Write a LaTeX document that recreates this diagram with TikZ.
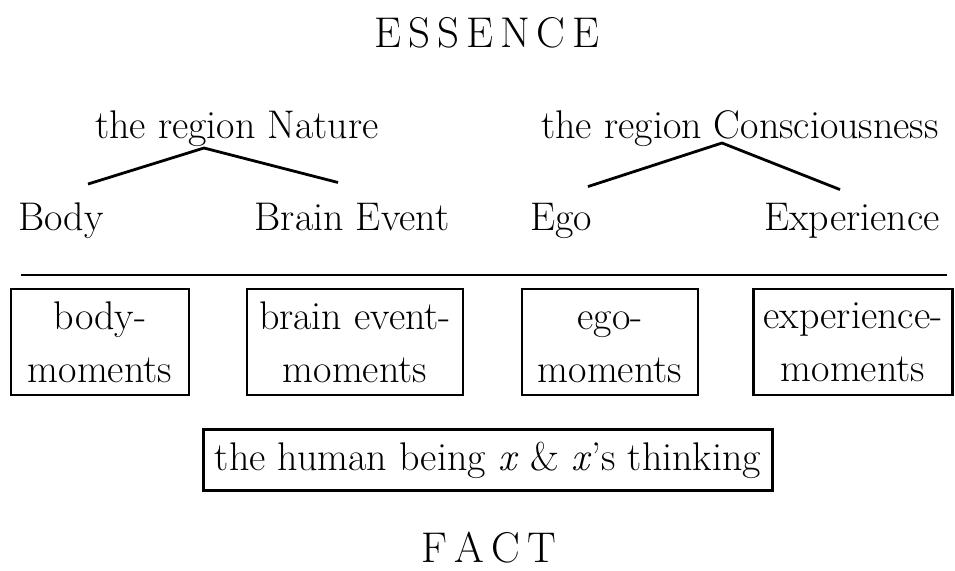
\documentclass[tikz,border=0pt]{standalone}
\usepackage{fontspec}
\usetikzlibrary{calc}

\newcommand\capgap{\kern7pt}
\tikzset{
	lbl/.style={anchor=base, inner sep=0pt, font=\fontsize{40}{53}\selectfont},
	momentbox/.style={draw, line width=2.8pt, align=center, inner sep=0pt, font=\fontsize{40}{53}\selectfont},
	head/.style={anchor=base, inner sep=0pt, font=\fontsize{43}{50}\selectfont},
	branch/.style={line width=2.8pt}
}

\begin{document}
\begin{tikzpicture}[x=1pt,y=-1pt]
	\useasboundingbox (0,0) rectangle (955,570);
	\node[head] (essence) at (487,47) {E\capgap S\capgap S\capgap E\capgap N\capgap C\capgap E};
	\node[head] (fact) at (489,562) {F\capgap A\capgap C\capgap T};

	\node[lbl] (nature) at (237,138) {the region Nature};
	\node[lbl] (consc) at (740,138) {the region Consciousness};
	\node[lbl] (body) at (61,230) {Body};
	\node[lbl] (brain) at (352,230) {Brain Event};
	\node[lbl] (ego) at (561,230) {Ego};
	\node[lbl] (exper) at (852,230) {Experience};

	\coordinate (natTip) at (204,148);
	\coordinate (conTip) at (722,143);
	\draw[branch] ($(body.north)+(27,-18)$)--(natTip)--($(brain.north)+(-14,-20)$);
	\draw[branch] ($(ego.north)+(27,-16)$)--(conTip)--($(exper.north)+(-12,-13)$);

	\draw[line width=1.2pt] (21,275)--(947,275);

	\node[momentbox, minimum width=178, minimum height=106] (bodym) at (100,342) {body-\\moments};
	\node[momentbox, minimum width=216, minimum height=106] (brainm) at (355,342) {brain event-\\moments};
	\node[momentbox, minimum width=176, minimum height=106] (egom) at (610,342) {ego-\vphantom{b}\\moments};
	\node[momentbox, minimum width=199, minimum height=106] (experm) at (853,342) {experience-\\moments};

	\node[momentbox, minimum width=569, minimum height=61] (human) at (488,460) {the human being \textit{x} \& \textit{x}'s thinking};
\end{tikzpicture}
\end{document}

########

Set task =>
From the material above, reproduce everything verbatim except the pictures.

Exercise answer =>
Write a LaTeX document that recreates this diagram with TikZ.
\documentclass[tikz,border=0pt]{standalone}
\usepackage{fontspec}
\usetikzlibrary{calc}

\newcommand\capgap{\kern7pt}
\tikzset{
	lbl/.style={anchor=base, inner sep=0pt, font=\fontsize{40}{53}\selectfont},
	momentbox/.style={draw, line width=2.8pt, align=center, inner sep=0pt, font=\fontsize{40}{53}\selectfont},
	head/.style={anchor=base, inner sep=0pt, font=\fontsize{43}{50}\selectfont},
	branch/.style={line width=2.8pt}
}

\begin{document}
\begin{tikzpicture}[x=1pt,y=-1pt]
	\useasboundingbox (0,0) rectangle (955,570);
	\node[head] (essence) at (487,47) {E\capgap S\capgap S\capgap E\capgap N\capgap C\capgap E};
	\node[head] (fact) at (489,562) {F\capgap A\capgap C\capgap T};

	\node[lbl] (nature) at (237,138) {the region Nature};
	\node[lbl] (consc) at (740,138) {the region Consciousness};
	\node[lbl] (body) at (61,230) {Body};
	\node[lbl] (brain) at (352,230) {Brain Event};
	\node[lbl] (ego) at (561,230) {Ego};
	\node[lbl] (exper) at (852,230) {Experience};

	\coordinate (natTip) at (204,148);
	\coordinate (conTip) at (722,143);
	\draw[branch] ($(body.north)+(27,-18)$)--(natTip)--($(brain.north)+(-14,-20)$);
	\draw[branch] ($(ego.north)+(27,-16)$)--(conTip)--($(exper.north)+(-12,-13)$);

	\draw[line width=1.2pt] (21,275)--(947,275);

	\node[momentbox, minimum width=178, minimum height=106] (bodym) at (100,342) {body-\\moments};
	\node[momentbox, minimum width=216, minimum height=106] (brainm) at (355,342) {brain event-\\moments};
	\node[momentbox, minimum width=176, minimum height=106] (egom) at (610,342) {ego-\vphantom{b}\\moments};
	\node[momentbox, minimum width=199, minimum height=106] (experm) at (853,342) {experience-\\moments};

	\node[momentbox, minimum width=569, minimum height=61] (human) at (488,460) {the human being \textit{x} \& \textit{x}'s thinking};
\end{tikzpicture}
\end{document}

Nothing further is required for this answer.